In 2003, some 28,200 Cubans were seeking refuge abroad, mostly in the United States. Some 17,500 arrived at the Mexican border, 6,600 in Miami, and 1,200 by boat elsewhere and were paroled in, rendering them eligible to apply for permanent residence under the Cuban Adjustment Act. USCR counts them, along with refugees and asylum seekers, as persons in need of international protection. About 1,200 sought refugee in Costa Rica. In Canada, 155 Cubans applied for asylum, 149 were granted, and 171 had cases pending at year's end. About 200 sought refuge in Argentina and 45 in Brazil.

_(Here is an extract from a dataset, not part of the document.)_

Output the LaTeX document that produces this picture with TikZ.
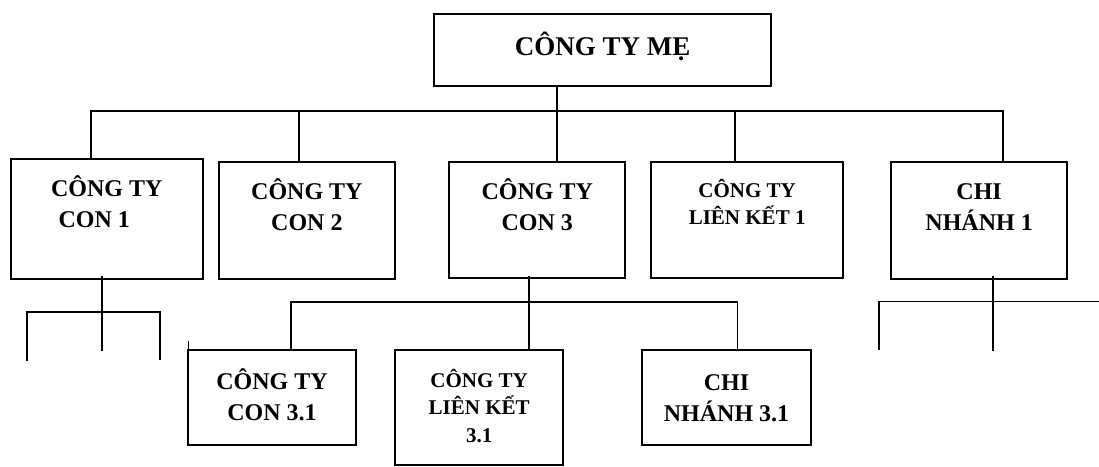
\documentclass[tikz,border=0pt]{standalone}
\usepackage{fontspec}
\setmainfont{Liberation Serif}
\begin{document}
\begin{tikzpicture}[x=1pt,y=-1pt,
  box/.style={draw=black, line width=2pt, inner sep=0pt, outer sep=0pt},
  link/.style={draw=black, line width=2pt},
  sublink/.style={draw=black, line width=1.6pt},
  lbl/.style={inner sep=0pt, anchor=base, font=\bfseries\fontsize{24}{31}\selectfont},
  lblsm/.style={inner sep=0pt, anchor=base, font=\bfseries\fontsize{21}{27.5}\selectfont},
  lbltop/.style={inner sep=0pt, anchor=base, font=\bfseries\fontsize{27}{32}\selectfont},
]
\useasboundingbox (0,0) rectangle (1099,466);

% boxes
\node[box, minimum width=336.7pt, minimum height=71.7pt] (top) at (602.65,49.85) {};
\node[box, minimum width=192pt, minimum height=119.7pt] (con1) at (106.7,218.85) {};
\node[box, minimum width=176.3pt, minimum height=116.5pt] (con2) at (306.85,220.25) {};
\node[box, minimum width=176pt, minimum height=116.3pt] (con3) at (537.3,220.15) {};
\node[box, minimum width=192.3pt, minimum height=116.3pt] (lk1) at (747.15,220.15) {};
\node[box, minimum width=176.3pt, minimum height=117pt] (cn1) at (979.15,220.2) {};
\node[box, minimum width=167.4pt, minimum height=95.5pt] (c31) at (272,397.25) {};
\node[box, minimum width=168.3pt, minimum height=114.7pt] (lk31) at (479.15,407.65) {};
\node[box, minimum width=168.4pt, minimum height=95.3pt] (cn31) at (726.5,397.35) {};

% labels
\node[lbltop] (ttop) at (602.65,55) {CÔNG TY MẸ};
\node[lbl] (tcon1) at (106.7,196.5) {\begin{tabular}[t]{@{}c@{}}CÔNG TY\\CON 1\kern25pt\end{tabular}};
\node[lbl] (tcon2) at (306.85,199) {\begin{tabular}[t]{@{}c@{}}CÔNG TY\\CON 2\end{tabular}};
\node[lbl] (tcon3) at (537.3,199) {\begin{tabular}[t]{@{}c@{}}CÔNG TY\\CON 3\end{tabular}};
\node[lblsm] (tlk1) at (747.15,197) {\begin{tabular}[t]{@{}c@{}}CÔNG TY\\LIÊN KẾT 1\end{tabular}};
\node[lbl] (tcn1) at (979.15,199.5) {\begin{tabular}[t]{@{}c@{}}CHI\\NHÁNH 1\end{tabular}};
\node[lbl] (tc31) at (272,389) {\begin{tabular}[t]{@{}c@{}}CÔNG TY\\CON 3.1\end{tabular}};
\node[lblsm] (tlk31) at (479.15,387) {\begin{tabular}[t]{@{}c@{}}CÔNG TY\\LIÊN KẾT\\3.1\end{tabular}};
\node[lbl] (tcn31) at (726.5,390) {\begin{tabular}[t]{@{}c@{}}CHI\\NHÁNH 3.1\end{tabular}};

% main bus
\coordinate (xa) at (90.7,110.7);
\coordinate (xb) at (299,110.7);
\coordinate (xc) at (556.7,110.7);
\coordinate (xd) at (735.3,110.7);
\coordinate (xe) at (1003.3,110.7);
\draw[link] (con1.north -| xa) -- (xa) -- (xe) -- (cn1.north -| xe);
\draw[link] (xb) -- (con2.north -| xb);
\draw[link] (top.south -| xc) -- (con3.north -| xc);
\draw[link] (xd) -- (lk1.north -| xd);

% branches under CON 1
\coordinate (s1) at (102.3,312);
\coordinate (s1b) at (102.3,351.3);
\coordinate (s1l) at (26.7,360.7);
\coordinate (s1r) at (160,359.7);
\draw[link] ([yshift=2.4pt]con1.south -| s1) -- (s1b);
\draw[link] (s1l) |- (s1) -| (s1r);

% branches under CON 3
\coordinate (s3) at (529,301.7);
\coordinate (s3l) at (291,301.7);
\coordinate (s3r) at (737.3,301.7);
\draw[sublink] ([yshift=2.4pt]con3.south -| s3) -- (lk31.north -| s3);
\draw[sublink] (c31.north -| s3l) -- (s3l) -- (s3r) -- (cn31.north -| s3r);
\draw[sublink] (c31.north west) -- ++(0,-9);

% branches under CHI NHÁNH 1
\coordinate (s5) at (992.7,301.3);
\coordinate (s5b) at (992.7,351.3);
\coordinate (s5l) at (879,349.7);
\coordinate (s5r) at (1099,301.3);
\draw[sublink] ([yshift=2.4pt]cn1.south -| s5) -- (s5b);
\draw[sublink] (s5l) |- (s5r);
\end{tikzpicture}
\end{document}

The affirmative grant rate of for Cuban cases in the United States was 52 percent, down from 69 percent the year before, and about 2,200 were granted asylum or had cases pending at year's end, either before asylum officers or immigration judges. The United States also admitted just over 300 as refugees from Havana, a drastic decline from the 1,900 the year before.

There were 26,200 new Cuban refugees and asylum seekers in 2003, including an estimated 25,300 parolees and 731 asylum applicants.

In fiscal year 2003, the United States Coast Guard apprehended about 1,600 Cubans at sea – more than double last year's number – and summarily returned them to Cuba without meaningful opportunity to seek asylum.

Cuba itself hosted about 800 refugees including 721 Sahrawis who came for studies with the intention to return to their camps in Algeria when done. The others included Ethiopians, Eritreans, Sudanese, Afghans, Congolese, Palestinians, Iranians, and Iraqis, many of whom were also studying in Cuba where they became refugees sur place. UNHCR adjudicated 32 cases with 6 pending at the end of the year. Cuba also put an Iraqi family of eight in a process of chain-deportation through which they were eventually returned to Iraq without an opportunity to apply for asylum.

On March 18, taking advantage of international distraction with the war in Iraq, the government began what Human Rights Watch called the worst crackdown in a decade or more resulting in about 80 arrests of dissidents, human rights activists, independent librarians and others and accused of "conspiratorial activities." Cuba lacks independent courts and 75 were convicted without due process with sentences averaging 19 years. Amnesty International declared all 75 to be "prisoners of conscience." Cuba also executed the hijackers of a ferryboat.